Task objective: Reproduce exactly the lines below, from the first one through the line containing "0.656, 0.741, 0.839];", and omit any pictures.

Information provided:
=-=-=-=-=

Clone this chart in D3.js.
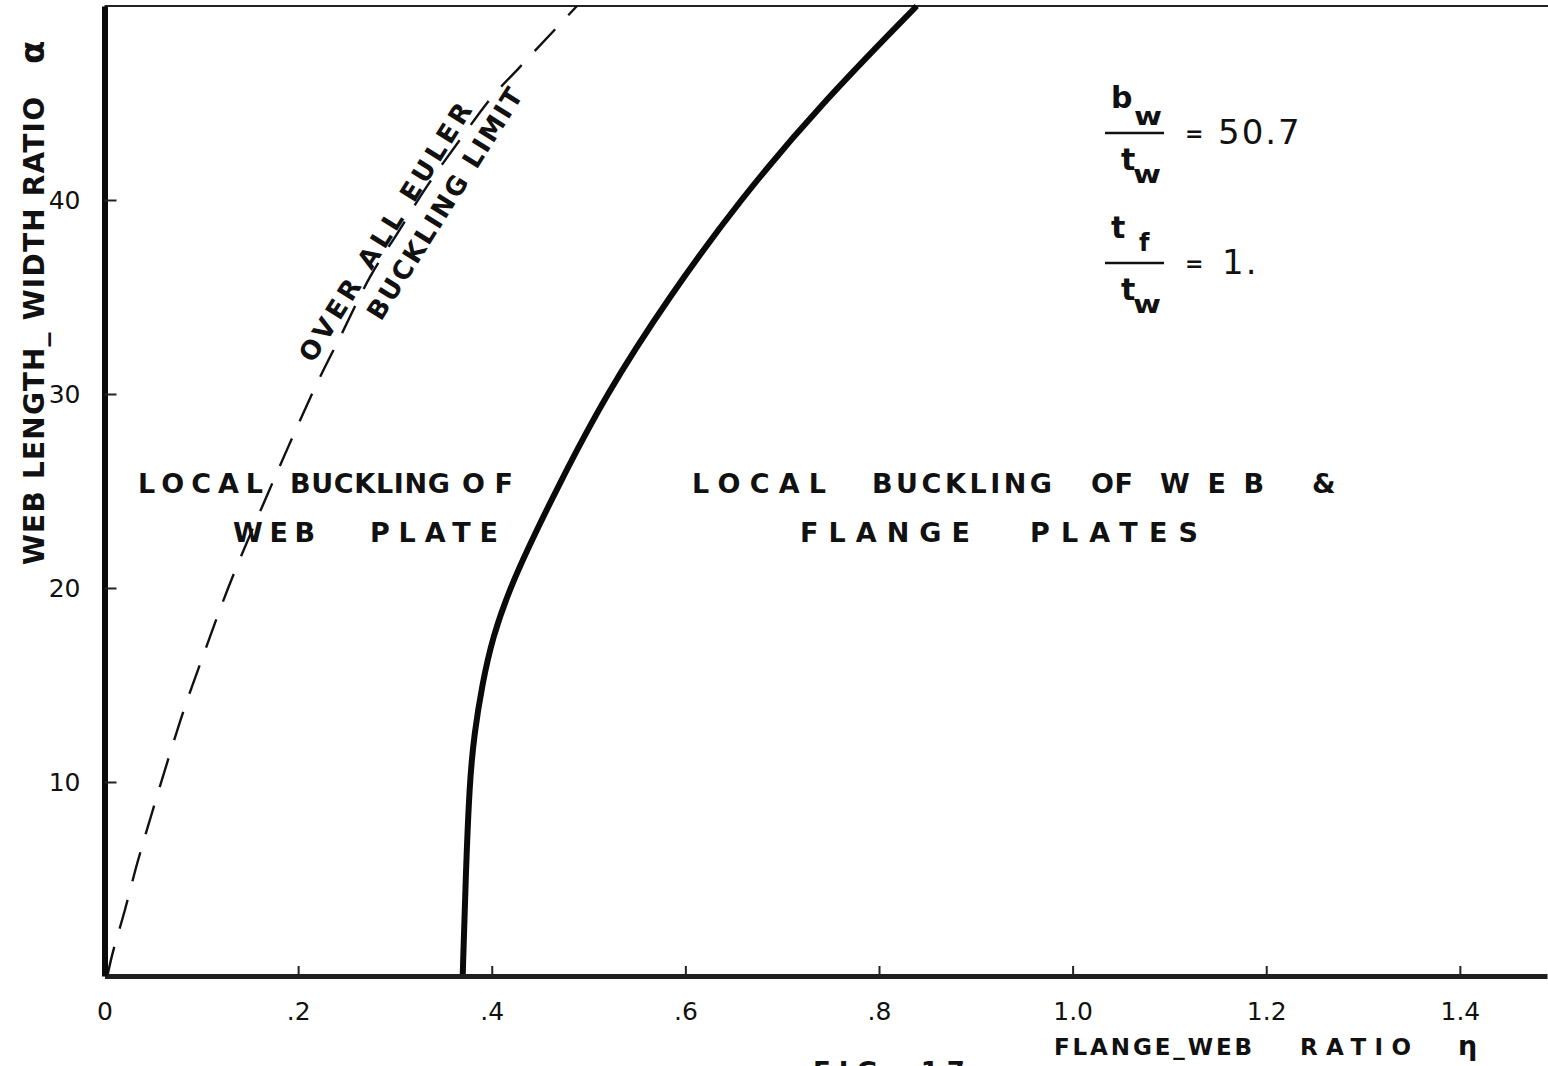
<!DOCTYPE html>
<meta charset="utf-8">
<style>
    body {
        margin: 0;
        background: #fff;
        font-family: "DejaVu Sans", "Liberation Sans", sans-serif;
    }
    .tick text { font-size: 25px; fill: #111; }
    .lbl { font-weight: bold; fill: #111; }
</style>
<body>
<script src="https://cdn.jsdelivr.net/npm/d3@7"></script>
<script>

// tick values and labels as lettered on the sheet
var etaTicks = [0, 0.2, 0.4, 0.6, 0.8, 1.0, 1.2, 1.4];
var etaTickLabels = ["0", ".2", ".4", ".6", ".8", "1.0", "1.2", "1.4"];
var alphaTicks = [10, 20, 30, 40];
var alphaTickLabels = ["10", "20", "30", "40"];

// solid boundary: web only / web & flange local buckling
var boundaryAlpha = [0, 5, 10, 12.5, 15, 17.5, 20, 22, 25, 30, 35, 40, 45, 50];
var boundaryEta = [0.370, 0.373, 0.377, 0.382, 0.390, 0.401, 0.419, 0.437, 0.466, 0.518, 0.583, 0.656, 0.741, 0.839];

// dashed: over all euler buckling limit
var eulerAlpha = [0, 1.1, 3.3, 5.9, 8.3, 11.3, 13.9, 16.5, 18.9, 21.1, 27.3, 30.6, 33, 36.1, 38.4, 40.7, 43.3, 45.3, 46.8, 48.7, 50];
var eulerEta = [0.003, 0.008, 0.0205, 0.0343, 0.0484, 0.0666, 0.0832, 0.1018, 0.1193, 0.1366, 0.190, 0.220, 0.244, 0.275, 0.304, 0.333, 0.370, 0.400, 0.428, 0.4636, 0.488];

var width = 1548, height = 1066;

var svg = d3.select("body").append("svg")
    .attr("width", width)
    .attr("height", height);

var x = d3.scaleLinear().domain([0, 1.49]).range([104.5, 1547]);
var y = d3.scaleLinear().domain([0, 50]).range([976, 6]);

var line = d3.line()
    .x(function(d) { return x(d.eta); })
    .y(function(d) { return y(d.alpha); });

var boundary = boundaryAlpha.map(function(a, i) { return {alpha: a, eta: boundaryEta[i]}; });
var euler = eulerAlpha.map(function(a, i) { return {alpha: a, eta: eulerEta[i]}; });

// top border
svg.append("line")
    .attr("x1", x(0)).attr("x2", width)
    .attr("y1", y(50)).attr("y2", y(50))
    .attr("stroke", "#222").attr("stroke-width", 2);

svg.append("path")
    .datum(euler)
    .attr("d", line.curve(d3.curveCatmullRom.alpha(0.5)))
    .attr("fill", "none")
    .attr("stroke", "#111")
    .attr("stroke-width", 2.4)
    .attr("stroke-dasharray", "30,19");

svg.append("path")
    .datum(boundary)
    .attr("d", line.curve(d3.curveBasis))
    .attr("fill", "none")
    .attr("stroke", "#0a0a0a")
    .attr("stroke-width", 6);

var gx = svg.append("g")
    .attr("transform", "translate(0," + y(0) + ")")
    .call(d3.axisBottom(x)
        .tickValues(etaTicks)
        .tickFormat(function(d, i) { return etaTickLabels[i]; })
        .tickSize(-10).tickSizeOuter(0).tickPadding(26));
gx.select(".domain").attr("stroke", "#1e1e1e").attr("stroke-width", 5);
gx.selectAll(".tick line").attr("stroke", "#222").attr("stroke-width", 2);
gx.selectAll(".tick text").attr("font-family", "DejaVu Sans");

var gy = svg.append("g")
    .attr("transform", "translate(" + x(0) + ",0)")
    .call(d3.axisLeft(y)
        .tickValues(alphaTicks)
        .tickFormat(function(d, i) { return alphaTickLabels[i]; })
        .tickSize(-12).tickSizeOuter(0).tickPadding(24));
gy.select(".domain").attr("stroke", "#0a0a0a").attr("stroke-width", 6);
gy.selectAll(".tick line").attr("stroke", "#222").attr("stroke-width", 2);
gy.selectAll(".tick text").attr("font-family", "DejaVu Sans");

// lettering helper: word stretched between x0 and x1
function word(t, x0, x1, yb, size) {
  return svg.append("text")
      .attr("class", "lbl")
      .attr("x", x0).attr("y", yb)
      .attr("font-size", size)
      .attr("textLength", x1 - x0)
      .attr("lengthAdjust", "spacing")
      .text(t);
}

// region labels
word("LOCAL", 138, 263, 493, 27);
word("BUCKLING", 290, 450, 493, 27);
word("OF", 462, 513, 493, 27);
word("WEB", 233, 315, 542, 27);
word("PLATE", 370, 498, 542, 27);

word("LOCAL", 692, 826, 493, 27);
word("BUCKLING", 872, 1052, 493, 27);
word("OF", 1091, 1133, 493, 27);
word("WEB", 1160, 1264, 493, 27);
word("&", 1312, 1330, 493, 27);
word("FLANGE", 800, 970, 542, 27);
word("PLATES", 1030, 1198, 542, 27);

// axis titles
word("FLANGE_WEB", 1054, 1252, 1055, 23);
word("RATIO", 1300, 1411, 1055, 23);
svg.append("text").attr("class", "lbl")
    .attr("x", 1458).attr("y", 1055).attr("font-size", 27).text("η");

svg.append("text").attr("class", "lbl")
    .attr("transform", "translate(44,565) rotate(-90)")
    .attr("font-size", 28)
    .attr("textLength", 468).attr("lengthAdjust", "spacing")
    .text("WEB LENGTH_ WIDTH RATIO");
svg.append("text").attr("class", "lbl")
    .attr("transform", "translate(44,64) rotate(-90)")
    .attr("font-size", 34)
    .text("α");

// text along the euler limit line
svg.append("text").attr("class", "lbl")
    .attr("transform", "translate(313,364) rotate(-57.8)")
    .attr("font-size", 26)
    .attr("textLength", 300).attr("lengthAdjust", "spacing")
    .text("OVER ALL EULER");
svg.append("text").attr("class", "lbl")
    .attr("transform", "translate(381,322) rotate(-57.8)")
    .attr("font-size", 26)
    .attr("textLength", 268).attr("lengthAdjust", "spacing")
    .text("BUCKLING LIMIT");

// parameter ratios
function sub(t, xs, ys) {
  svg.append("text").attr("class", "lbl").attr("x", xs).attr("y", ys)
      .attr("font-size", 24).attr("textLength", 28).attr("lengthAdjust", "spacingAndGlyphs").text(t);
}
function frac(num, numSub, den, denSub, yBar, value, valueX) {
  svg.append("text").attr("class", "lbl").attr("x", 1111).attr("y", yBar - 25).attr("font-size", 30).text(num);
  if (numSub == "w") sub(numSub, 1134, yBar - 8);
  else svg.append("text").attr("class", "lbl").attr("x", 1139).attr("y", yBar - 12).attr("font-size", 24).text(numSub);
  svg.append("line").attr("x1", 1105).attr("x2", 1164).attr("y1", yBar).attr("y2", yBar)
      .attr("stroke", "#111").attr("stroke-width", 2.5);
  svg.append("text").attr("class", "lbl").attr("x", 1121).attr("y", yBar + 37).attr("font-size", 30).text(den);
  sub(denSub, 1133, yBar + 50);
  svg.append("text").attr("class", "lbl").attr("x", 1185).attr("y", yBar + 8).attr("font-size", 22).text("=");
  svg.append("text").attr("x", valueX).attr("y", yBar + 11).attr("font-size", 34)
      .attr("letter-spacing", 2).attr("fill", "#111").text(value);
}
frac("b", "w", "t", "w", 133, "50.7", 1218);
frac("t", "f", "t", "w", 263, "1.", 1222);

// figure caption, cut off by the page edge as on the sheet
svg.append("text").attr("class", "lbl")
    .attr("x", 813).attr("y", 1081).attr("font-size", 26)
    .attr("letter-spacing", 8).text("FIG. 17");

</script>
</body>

=-=-=-=-=

Answer in full:
Clone this chart in D3.js.
<!DOCTYPE html>
<meta charset="utf-8">
<style>
    body {
        margin: 0;
        background: #fff;
        font-family: "DejaVu Sans", "Liberation Sans", sans-serif;
    }
    .tick text { font-size: 25px; fill: #111; }
    .lbl { font-weight: bold; fill: #111; }
</style>
<body>
<script src="https://cdn.jsdelivr.net/npm/d3@7"></script>
<script>

// tick values and labels as lettered on the sheet
var etaTicks = [0, 0.2, 0.4, 0.6, 0.8, 1.0, 1.2, 1.4];
var etaTickLabels = ["0", ".2", ".4", ".6", ".8", "1.0", "1.2", "1.4"];
var alphaTicks = [10, 20, 30, 40];
var alphaTickLabels = ["10", "20", "30", "40"];

// solid boundary: web only / web & flange local buckling
var boundaryAlpha = [0, 5, 10, 12.5, 15, 17.5, 20, 22, 25, 30, 35, 40, 45, 50];
var boundaryEta = [0.370, 0.373, 0.377, 0.382, 0.390, 0.401, 0.419, 0.437, 0.466, 0.518, 0.583, 0.656, 0.741, 0.839];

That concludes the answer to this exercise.